This homeschool thing is a roller coaster. I’m not talking about the long term, over weeks and months of the homeschool journey either… I’m talking the roller coaster days. The day no one tells you about.

We have had a lot of amazing homeschool days. In fact, we’ve had a few perfect homeschool days. Those days that are the epitome of everything I ever dreamed homeschool would be. I share a lot of those good moments and days, on this blog, and on Facebook and Instagram. I think most homeschool moms do. And that’s all fine and good. It’s fun to see what other people’s homeschool looks like.

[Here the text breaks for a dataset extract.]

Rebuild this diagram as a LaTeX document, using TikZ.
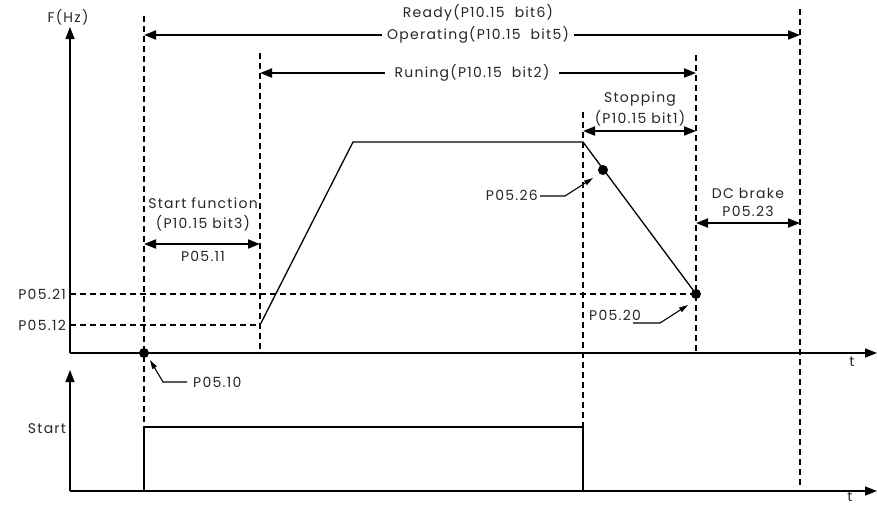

There’s a problem with it though.

the homeschool day no one talks aboutYou end up thinking everyone’s having all these perfect homeschool days. You end up thinking everyone’s homeschool is going perfectly, and easy, and fun, with all this notebooking, and special projects, and unit studies without resistance or arguments. You feel like everyone’s kid has read the entire Harry Potter series before they were 10.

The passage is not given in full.